start COLLECTED MATERIAL

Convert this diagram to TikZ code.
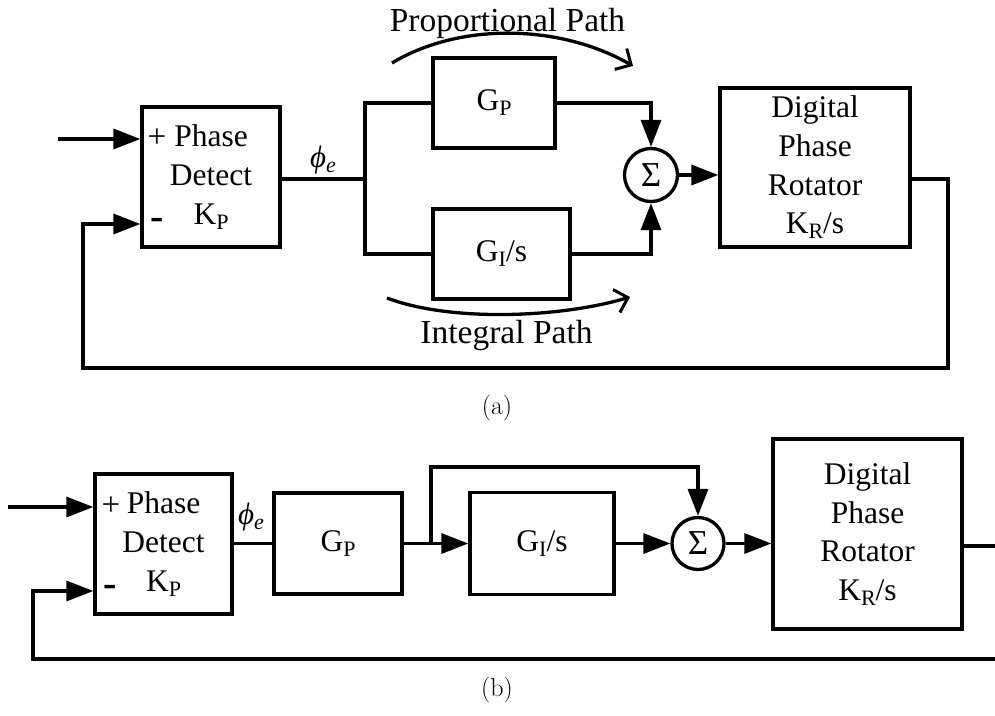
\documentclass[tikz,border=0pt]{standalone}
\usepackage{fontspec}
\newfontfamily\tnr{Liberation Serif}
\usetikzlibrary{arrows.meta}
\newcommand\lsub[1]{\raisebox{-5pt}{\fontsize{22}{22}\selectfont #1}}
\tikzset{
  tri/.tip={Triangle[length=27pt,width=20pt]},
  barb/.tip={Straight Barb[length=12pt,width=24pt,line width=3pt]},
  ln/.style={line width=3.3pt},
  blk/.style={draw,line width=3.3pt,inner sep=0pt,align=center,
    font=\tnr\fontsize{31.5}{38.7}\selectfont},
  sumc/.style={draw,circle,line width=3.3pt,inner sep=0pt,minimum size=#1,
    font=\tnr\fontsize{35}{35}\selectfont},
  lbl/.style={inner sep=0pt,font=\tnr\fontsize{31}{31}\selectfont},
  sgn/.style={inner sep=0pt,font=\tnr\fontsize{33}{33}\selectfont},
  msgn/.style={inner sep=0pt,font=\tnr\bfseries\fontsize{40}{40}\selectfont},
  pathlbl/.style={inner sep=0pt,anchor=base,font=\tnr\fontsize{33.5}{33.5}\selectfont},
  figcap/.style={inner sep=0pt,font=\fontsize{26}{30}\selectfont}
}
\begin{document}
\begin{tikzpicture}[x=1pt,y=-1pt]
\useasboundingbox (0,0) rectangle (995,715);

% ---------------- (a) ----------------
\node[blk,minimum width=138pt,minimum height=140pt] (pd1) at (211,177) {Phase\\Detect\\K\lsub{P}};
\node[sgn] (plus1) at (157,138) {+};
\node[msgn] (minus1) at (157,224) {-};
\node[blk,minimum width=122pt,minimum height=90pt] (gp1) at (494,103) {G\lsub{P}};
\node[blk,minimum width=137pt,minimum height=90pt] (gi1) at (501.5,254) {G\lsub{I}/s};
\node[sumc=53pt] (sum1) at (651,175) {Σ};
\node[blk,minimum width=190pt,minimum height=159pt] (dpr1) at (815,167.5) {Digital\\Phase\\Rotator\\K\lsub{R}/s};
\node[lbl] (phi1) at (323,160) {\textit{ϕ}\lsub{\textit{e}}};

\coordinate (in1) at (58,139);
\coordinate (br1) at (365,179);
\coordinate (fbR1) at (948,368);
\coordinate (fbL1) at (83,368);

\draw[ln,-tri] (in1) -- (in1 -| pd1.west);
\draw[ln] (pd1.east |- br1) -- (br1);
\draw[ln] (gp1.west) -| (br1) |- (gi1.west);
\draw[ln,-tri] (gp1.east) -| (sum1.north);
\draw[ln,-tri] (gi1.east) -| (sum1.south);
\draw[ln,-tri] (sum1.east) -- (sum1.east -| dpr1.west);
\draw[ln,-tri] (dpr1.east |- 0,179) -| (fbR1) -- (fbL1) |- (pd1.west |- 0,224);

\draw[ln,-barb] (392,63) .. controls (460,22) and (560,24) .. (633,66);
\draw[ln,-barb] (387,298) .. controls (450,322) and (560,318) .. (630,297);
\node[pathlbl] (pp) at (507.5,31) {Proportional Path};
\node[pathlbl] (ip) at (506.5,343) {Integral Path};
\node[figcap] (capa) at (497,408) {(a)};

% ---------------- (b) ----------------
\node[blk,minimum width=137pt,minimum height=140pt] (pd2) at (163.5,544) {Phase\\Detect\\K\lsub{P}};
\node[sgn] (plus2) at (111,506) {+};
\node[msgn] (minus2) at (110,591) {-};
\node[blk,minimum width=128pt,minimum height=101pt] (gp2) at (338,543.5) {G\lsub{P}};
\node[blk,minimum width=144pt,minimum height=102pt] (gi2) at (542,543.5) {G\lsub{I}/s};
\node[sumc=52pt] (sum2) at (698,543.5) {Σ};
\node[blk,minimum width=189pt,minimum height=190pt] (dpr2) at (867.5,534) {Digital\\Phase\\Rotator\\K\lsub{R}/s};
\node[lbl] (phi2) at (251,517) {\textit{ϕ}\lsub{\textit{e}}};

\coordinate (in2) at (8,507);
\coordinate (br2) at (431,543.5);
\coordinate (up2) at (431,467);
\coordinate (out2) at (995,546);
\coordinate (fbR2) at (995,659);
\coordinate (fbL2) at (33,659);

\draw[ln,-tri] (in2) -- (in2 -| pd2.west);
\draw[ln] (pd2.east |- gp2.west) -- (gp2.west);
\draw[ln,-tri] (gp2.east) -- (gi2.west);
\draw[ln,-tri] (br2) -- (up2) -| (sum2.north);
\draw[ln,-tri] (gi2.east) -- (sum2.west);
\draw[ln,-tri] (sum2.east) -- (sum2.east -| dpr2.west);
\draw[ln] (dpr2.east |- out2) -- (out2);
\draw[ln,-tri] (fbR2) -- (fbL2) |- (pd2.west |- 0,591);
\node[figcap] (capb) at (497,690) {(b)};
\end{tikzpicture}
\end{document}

end COLLECTED MATERIAL

WRITTEN EXERCISE => Your copy of the data above should match it exactly, except that pictures are left out.

CORRECT OUTPUT =>
Convert this diagram to TikZ code.
\documentclass[tikz,border=0pt]{standalone}
\usepackage{fontspec}
\newfontfamily\tnr{Liberation Serif}
\usetikzlibrary{arrows.meta}
\newcommand\lsub[1]{\raisebox{-5pt}{\fontsize{22}{22}\selectfont #1}}
\tikzset{
  tri/.tip={Triangle[length=27pt,width=20pt]},
  barb/.tip={Straight Barb[length=12pt,width=24pt,line width=3pt]},
  ln/.style={line width=3.3pt},
  blk/.style={draw,line width=3.3pt,inner sep=0pt,align=center,
    font=\tnr\fontsize{31.5}{38.7}\selectfont},
  sumc/.style={draw,circle,line width=3.3pt,inner sep=0pt,minimum size=#1,
    font=\tnr\fontsize{35}{35}\selectfont},
  lbl/.style={inner sep=0pt,font=\tnr\fontsize{31}{31}\selectfont},
  sgn/.style={inner sep=0pt,font=\tnr\fontsize{33}{33}\selectfont},
  msgn/.style={inner sep=0pt,font=\tnr\bfseries\fontsize{40}{40}\selectfont},
  pathlbl/.style={inner sep=0pt,anchor=base,font=\tnr\fontsize{33.5}{33.5}\selectfont},
  figcap/.style={inner sep=0pt,font=\fontsize{26}{30}\selectfont}
}
\begin{document}
\begin{tikzpicture}[x=1pt,y=-1pt]
\useasboundingbox (0,0) rectangle (995,715);

% ---------------- (a) ----------------
\node[blk,minimum width=138pt,minimum height=140pt] (pd1) at (211,177) {Phase\\Detect\\K\lsub{P}};
\node[sgn] (plus1) at (157,138) {+};
\node[msgn] (minus1) at (157,224) {-};
\node[blk,minimum width=122pt,minimum height=90pt] (gp1) at (494,103) {G\lsub{P}};
\node[blk,minimum width=137pt,minimum height=90pt] (gi1) at (501.5,254) {G\lsub{I}/s};
\node[sumc=53pt] (sum1) at (651,175) {Σ};
\node[blk,minimum width=190pt,minimum height=159pt] (dpr1) at (815,167.5) {Digital\\Phase\\Rotator\\K\lsub{R}/s};
\node[lbl] (phi1) at (323,160) {\textit{ϕ}\lsub{\textit{e}}};

\coordinate (in1) at (58,139);
\coordinate (br1) at (365,179);
\coordinate (fbR1) at (948,368);
\coordinate (fbL1) at (83,368);

\draw[ln,-tri] (in1) -- (in1 -| pd1.west);
\draw[ln] (pd1.east |- br1) -- (br1);
\draw[ln] (gp1.west) -| (br1) |- (gi1.west);
\draw[ln,-tri] (gp1.east) -| (sum1.north);
\draw[ln,-tri] (gi1.east) -| (sum1.south);
\draw[ln,-tri] (sum1.east) -- (sum1.east -| dpr1.west);
\draw[ln,-tri] (dpr1.east |- 0,179) -| (fbR1) -- (fbL1) |- (pd1.west |- 0,224);

\draw[ln,-barb] (392,63) .. controls (460,22) and (560,24) .. (633,66);
\draw[ln,-barb] (387,298) .. controls (450,322) and (560,318) .. (630,297);
\node[pathlbl] (pp) at (507.5,31) {Proportional Path};
\node[pathlbl] (ip) at (506.5,343) {Integral Path};
\node[figcap] (capa) at (497,408) {(a)};

% ---------------- (b) ----------------
\node[blk,minimum width=137pt,minimum height=140pt] (pd2) at (163.5,544) {Phase\\Detect\\K\lsub{P}};
\node[sgn] (plus2) at (111,506) {+};
\node[msgn] (minus2) at (110,591) {-};
\node[blk,minimum width=128pt,minimum height=101pt] (gp2) at (338,543.5) {G\lsub{P}};
\node[blk,minimum width=144pt,minimum height=102pt] (gi2) at (542,543.5) {G\lsub{I}/s};
\node[sumc=52pt] (sum2) at (698,543.5) {Σ};
\node[blk,minimum width=189pt,minimum height=190pt] (dpr2) at (867.5,534) {Digital\\Phase\\Rotator\\K\lsub{R}/s};
\node[lbl] (phi2) at (251,517) {\textit{ϕ}\lsub{\textit{e}}};

\coordinate (in2) at (8,507);
\coordinate (br2) at (431,543.5);
\coordinate (up2) at (431,467);
\coordinate (out2) at (995,546);
\coordinate (fbR2) at (995,659);
\coordinate (fbL2) at (33,659);

\draw[ln,-tri] (in2) -- (in2 -| pd2.west);
\draw[ln] (pd2.east |- gp2.west) -- (gp2.west);
\draw[ln,-tri] (gp2.east) -- (gi2.west);
\draw[ln,-tri] (br2) -- (up2) -| (sum2.north);
\draw[ln,-tri] (gi2.east) -- (sum2.west);
\draw[ln,-tri] (sum2.east) -- (sum2.east -| dpr2.west);
\draw[ln] (dpr2.east |- out2) -- (out2);
\draw[ln,-tri] (fbR2) -- (fbL2) |- (pd2.west |- 0,591);
\node[figcap] (capb) at (497,690) {(b)};
\end{tikzpicture}
\end{document}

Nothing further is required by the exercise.